● BRIEF:
Lift every line from the entries that includes the word "chart".

● MATERIAL SHOWN:

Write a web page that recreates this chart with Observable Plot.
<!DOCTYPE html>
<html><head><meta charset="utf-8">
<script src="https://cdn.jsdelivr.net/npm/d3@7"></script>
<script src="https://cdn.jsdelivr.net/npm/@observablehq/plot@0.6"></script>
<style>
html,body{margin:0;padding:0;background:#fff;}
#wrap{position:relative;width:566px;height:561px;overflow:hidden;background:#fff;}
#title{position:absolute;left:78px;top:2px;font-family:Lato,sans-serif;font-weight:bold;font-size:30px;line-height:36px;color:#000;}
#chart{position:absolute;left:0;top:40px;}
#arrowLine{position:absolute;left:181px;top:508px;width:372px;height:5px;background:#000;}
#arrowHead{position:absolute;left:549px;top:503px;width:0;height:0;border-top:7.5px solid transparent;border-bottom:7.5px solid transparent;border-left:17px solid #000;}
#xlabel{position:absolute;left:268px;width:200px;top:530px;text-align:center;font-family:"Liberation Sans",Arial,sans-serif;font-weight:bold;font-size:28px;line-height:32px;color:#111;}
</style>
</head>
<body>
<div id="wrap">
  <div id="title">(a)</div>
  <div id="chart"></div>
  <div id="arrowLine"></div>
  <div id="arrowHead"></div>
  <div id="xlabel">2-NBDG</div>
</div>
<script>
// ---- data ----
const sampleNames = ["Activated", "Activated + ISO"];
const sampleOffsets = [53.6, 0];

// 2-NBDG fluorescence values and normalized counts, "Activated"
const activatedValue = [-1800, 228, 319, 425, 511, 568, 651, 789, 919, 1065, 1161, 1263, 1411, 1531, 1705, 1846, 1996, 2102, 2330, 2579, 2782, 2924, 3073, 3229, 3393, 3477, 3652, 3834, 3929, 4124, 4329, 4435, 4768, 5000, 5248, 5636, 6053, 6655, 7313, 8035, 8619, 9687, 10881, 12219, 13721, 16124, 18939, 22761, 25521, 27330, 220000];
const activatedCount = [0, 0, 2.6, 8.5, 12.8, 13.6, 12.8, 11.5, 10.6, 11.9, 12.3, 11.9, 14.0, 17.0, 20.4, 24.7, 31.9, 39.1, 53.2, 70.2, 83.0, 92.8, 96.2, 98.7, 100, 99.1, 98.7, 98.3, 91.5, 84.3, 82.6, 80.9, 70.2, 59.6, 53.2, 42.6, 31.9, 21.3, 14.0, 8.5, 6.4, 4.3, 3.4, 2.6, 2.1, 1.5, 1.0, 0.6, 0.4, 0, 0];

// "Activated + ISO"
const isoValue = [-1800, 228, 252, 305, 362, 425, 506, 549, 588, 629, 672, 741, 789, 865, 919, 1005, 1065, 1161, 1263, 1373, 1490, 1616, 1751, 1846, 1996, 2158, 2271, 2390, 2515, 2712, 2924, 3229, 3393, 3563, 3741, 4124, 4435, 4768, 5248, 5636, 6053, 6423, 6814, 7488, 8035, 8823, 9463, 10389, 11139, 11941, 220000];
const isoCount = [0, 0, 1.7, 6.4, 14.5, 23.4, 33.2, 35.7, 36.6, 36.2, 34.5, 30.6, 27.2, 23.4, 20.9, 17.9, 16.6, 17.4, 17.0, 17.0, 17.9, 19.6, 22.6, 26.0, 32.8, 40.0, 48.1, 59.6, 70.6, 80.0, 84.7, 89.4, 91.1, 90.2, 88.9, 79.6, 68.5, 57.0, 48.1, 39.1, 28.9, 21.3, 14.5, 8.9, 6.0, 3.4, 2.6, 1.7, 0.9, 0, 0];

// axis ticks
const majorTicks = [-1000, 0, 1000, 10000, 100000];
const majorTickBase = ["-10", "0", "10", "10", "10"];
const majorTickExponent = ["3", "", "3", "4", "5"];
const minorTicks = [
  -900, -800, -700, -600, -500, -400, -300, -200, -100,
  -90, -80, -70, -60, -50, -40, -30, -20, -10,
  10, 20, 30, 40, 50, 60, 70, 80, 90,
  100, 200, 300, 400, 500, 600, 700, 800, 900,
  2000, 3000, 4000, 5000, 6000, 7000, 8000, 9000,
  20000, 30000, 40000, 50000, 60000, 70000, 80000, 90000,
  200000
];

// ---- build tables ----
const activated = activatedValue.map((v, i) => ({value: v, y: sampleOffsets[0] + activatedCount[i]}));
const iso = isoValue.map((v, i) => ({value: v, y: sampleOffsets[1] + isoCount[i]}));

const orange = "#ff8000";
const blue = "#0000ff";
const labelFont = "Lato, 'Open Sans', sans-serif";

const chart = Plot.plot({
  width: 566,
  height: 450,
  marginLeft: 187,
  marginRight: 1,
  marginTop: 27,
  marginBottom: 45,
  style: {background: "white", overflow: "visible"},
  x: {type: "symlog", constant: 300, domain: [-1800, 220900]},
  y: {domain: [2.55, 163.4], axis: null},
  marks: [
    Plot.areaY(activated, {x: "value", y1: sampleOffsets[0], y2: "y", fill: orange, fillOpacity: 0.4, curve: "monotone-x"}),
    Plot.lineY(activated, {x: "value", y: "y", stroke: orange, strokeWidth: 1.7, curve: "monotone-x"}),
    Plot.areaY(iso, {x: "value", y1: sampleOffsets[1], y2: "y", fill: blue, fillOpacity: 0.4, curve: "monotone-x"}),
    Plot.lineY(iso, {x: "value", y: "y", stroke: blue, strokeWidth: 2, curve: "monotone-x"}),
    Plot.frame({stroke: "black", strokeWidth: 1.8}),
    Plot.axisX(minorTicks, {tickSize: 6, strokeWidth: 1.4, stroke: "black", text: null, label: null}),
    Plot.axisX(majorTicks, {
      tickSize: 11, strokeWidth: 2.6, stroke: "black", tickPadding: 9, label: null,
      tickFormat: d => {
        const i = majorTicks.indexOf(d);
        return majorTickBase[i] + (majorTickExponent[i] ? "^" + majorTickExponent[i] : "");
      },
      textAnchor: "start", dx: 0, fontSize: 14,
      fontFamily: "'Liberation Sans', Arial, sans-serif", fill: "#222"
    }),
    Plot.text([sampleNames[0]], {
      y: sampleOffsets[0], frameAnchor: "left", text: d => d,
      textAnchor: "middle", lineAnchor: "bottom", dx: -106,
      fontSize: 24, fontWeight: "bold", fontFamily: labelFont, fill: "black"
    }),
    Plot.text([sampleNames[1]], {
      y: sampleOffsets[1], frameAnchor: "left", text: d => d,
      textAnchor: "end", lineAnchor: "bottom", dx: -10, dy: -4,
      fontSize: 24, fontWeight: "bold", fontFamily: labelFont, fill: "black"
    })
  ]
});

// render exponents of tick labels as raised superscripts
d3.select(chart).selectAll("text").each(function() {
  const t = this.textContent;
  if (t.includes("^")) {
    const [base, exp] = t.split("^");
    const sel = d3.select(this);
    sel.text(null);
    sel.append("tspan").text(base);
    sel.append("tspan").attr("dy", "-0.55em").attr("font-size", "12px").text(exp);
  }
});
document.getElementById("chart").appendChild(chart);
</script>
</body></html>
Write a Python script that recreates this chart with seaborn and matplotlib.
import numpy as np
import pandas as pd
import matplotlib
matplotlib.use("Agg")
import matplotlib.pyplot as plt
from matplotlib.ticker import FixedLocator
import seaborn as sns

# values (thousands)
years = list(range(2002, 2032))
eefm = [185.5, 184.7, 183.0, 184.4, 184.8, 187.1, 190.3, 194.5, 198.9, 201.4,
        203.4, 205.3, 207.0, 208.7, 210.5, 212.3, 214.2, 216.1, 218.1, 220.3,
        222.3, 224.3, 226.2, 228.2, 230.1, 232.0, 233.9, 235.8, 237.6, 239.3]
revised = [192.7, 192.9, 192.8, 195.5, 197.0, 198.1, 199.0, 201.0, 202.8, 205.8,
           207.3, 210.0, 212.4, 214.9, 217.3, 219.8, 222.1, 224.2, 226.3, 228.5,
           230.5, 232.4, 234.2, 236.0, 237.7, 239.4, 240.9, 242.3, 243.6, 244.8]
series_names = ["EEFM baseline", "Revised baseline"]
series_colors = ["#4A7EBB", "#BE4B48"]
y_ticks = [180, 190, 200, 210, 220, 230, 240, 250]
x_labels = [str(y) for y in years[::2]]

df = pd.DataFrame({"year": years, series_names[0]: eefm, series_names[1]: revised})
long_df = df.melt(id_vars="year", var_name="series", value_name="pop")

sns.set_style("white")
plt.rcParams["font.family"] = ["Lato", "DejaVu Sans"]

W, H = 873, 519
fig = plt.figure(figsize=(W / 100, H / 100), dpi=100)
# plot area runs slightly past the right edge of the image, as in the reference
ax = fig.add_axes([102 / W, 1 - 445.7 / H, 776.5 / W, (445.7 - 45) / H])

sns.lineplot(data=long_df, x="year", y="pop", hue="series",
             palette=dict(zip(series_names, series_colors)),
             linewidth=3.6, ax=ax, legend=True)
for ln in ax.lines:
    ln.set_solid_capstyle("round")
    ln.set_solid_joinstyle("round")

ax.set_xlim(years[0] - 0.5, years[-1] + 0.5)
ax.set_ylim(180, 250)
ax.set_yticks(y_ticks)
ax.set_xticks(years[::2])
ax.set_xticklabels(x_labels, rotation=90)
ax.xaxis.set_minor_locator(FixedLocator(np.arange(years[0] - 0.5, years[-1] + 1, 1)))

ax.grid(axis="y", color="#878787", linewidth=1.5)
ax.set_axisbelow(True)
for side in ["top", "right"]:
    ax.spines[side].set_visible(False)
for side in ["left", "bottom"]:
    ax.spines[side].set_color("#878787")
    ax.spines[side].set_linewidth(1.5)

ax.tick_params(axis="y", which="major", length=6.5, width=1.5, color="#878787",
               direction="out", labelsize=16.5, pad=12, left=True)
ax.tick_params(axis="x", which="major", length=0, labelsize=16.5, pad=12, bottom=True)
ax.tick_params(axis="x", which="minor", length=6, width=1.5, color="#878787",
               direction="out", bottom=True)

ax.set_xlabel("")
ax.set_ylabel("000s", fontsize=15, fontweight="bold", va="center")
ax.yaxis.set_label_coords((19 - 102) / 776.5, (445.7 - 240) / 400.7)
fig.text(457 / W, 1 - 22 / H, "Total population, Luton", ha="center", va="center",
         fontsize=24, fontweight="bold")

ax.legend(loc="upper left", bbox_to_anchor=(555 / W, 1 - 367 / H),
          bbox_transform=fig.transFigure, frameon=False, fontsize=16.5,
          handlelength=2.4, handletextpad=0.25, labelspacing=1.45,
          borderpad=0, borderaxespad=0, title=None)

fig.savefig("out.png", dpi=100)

● FINISHED TASK:
Write a web page that recreates this chart with Observable Plot.
#chart{position:absolute;left:0;top:40px;}
  <div id="chart"></div>
const chart = Plot.plot({
d3.select(chart).selectAll("text").each(function() {
document.getElementById("chart").appendChild(chart);
Write a Python script that recreates this chart with seaborn and matplotlib.

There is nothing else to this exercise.